Levantei-me. Na minha frente, Adélia Prado. “Não quero faca nem queijo. Quero a fome. “, disse-me por entre aquele lindo sorriso. Virei à esquerda, estava Machado de Assis. Em sua escrivaninha, sem parar de escrever, me diz: “A vida sem luta é um mar morto no centro do organismo universal”. Fiquei um tempo olhando para o “Bruxo de Cosme Velho”, quando, com um aceno de chapéu, Fernando Pessoa passa por mim apressadamente: “Eu sei que por algum tempo vou seguir oscilante entre a razão e o desejo. Sei também que o tempo vai ser meu amigo para essas coisas da vida. Com coragem eu sigo, nessa velocidade que eu não temo, nem mesmo de ousar ser feliz. “ Seguiu... E eu parei. Estava cansado, embora mais sereno e ainda sem achar a saída do labirinto. 

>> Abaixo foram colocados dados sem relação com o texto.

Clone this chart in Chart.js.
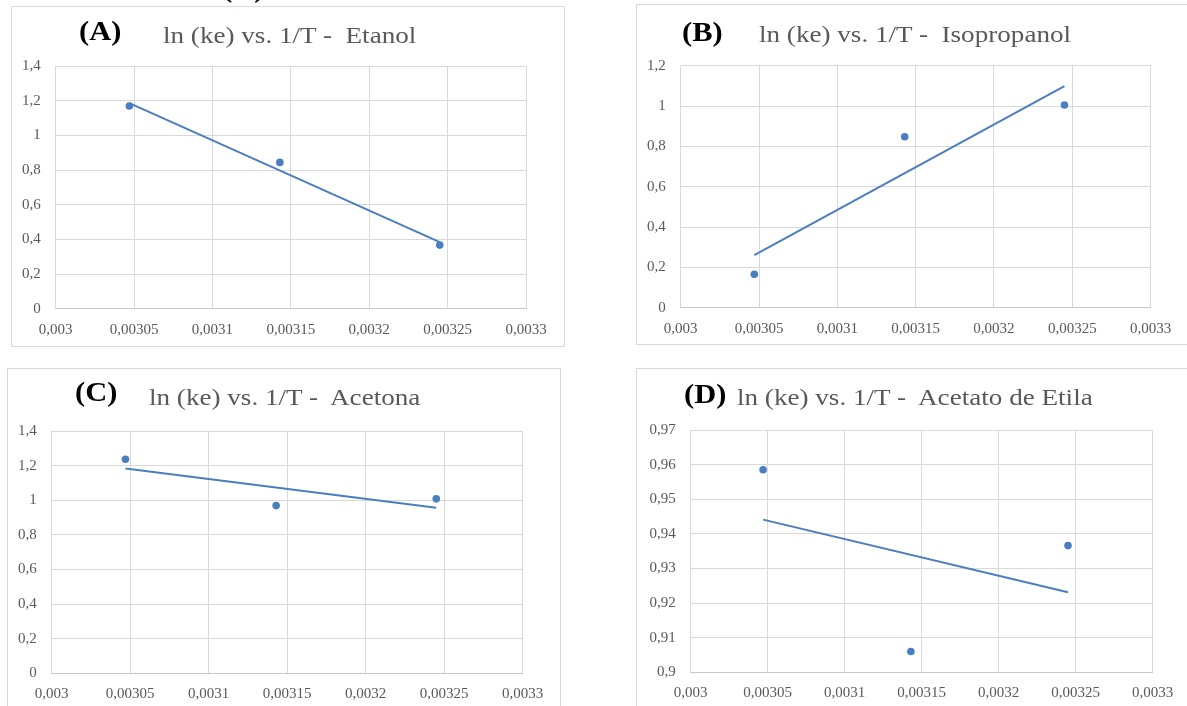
<!DOCTYPE html>
<html lang="pt">
<head>
<meta charset="utf-8">
<title>ln (ke) vs. 1/T</title>
<script src="https://cdn.jsdelivr.net/npm/chart.js@4"></script>
<style>
    html, body { margin: 0; padding: 0; background: #fff; }
    body { width: 1187px; height: 706px; position: relative; overflow: hidden; font-family: "Liberation Serif", "Times New Roman", serif; }
    .box { position: absolute; border: 1px solid #d9d9d9; box-sizing: border-box; background: #fff; }
    .plot { position: absolute; }
    .lbl, .ttl { position: absolute; white-space: pre; line-height: 1; transform: scaleX(1.13); transform-origin: 0 0; }
    .lbl { font-weight: bold; font-size: 27px; color: #000; }
    .ttl { font-size: 24px; color: #595959; }
</style>
</head>
<body>
<script>
    // Data (1/T in K^-1, ln(ke))
    const invT = [0.003047, 0.003143, 0.003245];

    const lnEtanol = [1.169, 0.844, 0.367];
    const trendEtanol = [1.186, 0.384];

    const lnIsopropanol = [0.166, 0.848, 1.005];
    const trendIsopropanol = [0.261, 1.099];

    const lnAcetona = [1.237, 0.969, 1.008];
    const trendAcetona = [1.183, 0.957];

    const lnAcetato = [0.9585, 0.906, 0.9366];
    const trendAcetato = [0.9441, 0.9231];

    // Axis ranges: [min, max, step]
    const xRange = [0.003, 0.0033, 0.00005];
    const yRangeA = [0, 1.4, 0.2];
    const yRangeB = [0, 1.2, 0.2];
    const yRangeC = [0, 1.4, 0.2];
    const yRangeD = [0.9, 0.97, 0.01];

    const panelLabels = ['(A)', '(B)', '(C)', '(D)'];
    const panelTitles = [
        'ln (ke) vs. 1/T -  Etanol',
        'ln (ke) vs. 1/T -  Isopropanol',
        'ln (ke) vs. 1/T -  Acetona',
        'ln (ke) vs. 1/T -  Acetato de Etila'
    ];

    const BLUE = '#4A7EC1';
    const PAGE_W = 1187, PAGE_H = 706;

    // Layout of each panel (page pixels)
    const panels = [
        { ln: lnEtanol, trend: trendEtanol, yr: yRangeA,
          box: { l: 11, t: 6, r: 565, b: 347 }, plot: { l: 55.7, t: 66, r: 526, b: 308.7 },
          lx: 78.5, lb: 40.7, tx: 162.6, tb: 42.7 },
        { ln: lnIsopropanol, trend: trendIsopropanol, yr: yRangeB,
          box: { l: 636, t: 4, r: 1200, b: 345 }, plot: { l: 680.7, t: 65.7, r: 1150.6, b: 307.7 },
          lx: 681.6, lb: 41.7, tx: 759, tb: 41.7 },
        { ln: lnAcetona, trend: trendAcetona, yr: yRangeC,
          box: { l: 7, t: 368, r: 561, b: 720 }, plot: { l: 51.7, t: 431, r: 522.6, b: 673.3 },
          lx: 74.6, lb: 401.7, tx: 149, tb: 405 },
        { ln: lnAcetato, trend: trendAcetato, yr: yRangeD,
          box: { l: 636, t: 368, r: 1200, b: 720 }, plot: { l: 690.7, t: 430, r: 1152.7, b: 672.3 },
          lx: 684, lb: 403.3, tx: 736.7, tb: 405 }
    ];

    // comma decimal, like the original
    function fmt(v) {
        return String(parseFloat(Number(v).toFixed(6))).replace('.', ',');
    }

    function addText(cls, text, x, baseline, size) {
        const el = document.createElement('div');
        el.className = cls;
        el.textContent = text;
        el.style.left = x + 'px';
        el.style.top = (baseline - 0.8375 * size) + 'px';
        document.body.appendChild(el);
    }

    function renderPanel(p, i) {
        // 1. frame
        const box = document.createElement('div');
        box.className = 'box';
        box.style.left = p.box.l + 'px';
        box.style.top = p.box.t + 'px';
        box.style.width = (p.box.r - p.box.l) + 'px';
        box.style.height = (p.box.b - p.box.t) + 'px';
        document.body.appendChild(box);

        // 2. canvas (clipped to the page)
        const cl = p.box.l + 1, ct = p.box.t + 1;
        const cr = Math.min(p.box.r - 1, PAGE_W), cb = Math.min(p.box.b - 1, PAGE_H);
        const canvas = document.createElement('canvas');
        canvas.className = 'plot';
        canvas.width = cr - cl;
        canvas.height = cb - ct;
        canvas.style.left = cl + 'px';
        canvas.style.top = ct + 'px';
        document.body.appendChild(canvas);

        const yW = p.plot.l - cl;
        const xH = cb - p.plot.b;
        const tickFont = { family: 'Liberation Serif', size: 15 };

        new Chart(canvas.getContext('2d'), {
            type: 'scatter',
            data: {
                datasets: [
                    {
                        data: invT.map((x, k) => ({ x: x, y: p.ln[k] })),
                        backgroundColor: BLUE,
                        borderWidth: 0,
                        pointRadius: 3.8
                    },
                    {
                        data: [{ x: invT[0], y: p.trend[0] }, { x: invT[invT.length - 1], y: p.trend[1] }],
                        showLine: true,
                        borderColor: BLUE,
                        borderWidth: 2,
                        pointRadius: 0,
                        fill: false
                    }
                ]
            },
            options: {
                responsive: false,
                animation: false,
                layout: { padding: { top: p.plot.t - ct, right: cr - p.plot.r, left: 0, bottom: 0 } },
                plugins: { legend: { display: false }, tooltip: { enabled: false } },
                scales: {
                    x: {
                        type: 'linear',
                        min: xRange[0], max: xRange[1],
                        afterFit: s => { s.height = xH; },
                        ticks: {
                            stepSize: xRange[2], autoSkip: false, maxRotation: 0, padding: 12,
                            color: '#595959', font: tickFont, callback: v => fmt(v)
                        },
                        grid: { color: '#d9d9d9', drawTicks: false },
                        border: { color: '#c8c8c8' }
                    },
                    y: {
                        min: p.yr[0], max: p.yr[1],
                        afterFit: s => { s.width = yW; },
                        ticks: {
                            stepSize: p.yr[2], padding: 15,
                            color: '#595959', font: tickFont, callback: v => fmt(v)
                        },
                        grid: { color: '#d9d9d9', drawTicks: false },
                        border: { display: false }
                    }
                }
            }
        });

        // 3. titles
        addText('lbl', panelLabels[i], p.lx, p.lb, 27);
        addText('ttl', panelTitles[i], p.tx, p.tb, 24);
    }

    // cut-off caption at the very top of the page
    addText('lbl', '(A)', 222, -2, 27);

    panels.forEach(renderPanel);
</script>
</body>
</html>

Havia agora uma quietude por entre as estantes da biblioteca. A dúvida escorria do meu peito. Senti um movimento e, estupefato, vi o coelho de Alice na entrada da sua toca. Ele parecia aguardar-me, silencioso. No ar, um cheiro adocicado, um perfume de mulher, que estranhamente aguçou meus ouvidos. Virei-me, não havia nada. O cheiro ficou forte e eu ouvi a voz de Viviane Mosé: “A maioria das doenças que as pessoas têm são poemas presos. Abscessos, tumores, nódulos, pedras… São palavras calcificadas, poemas sem vazão. A dança é uma forma de amolecer os poemas endurecidos do corpo.”

Então eu dancei com Viviane, deixei o coelho para trás e fui para casa escrever um poema.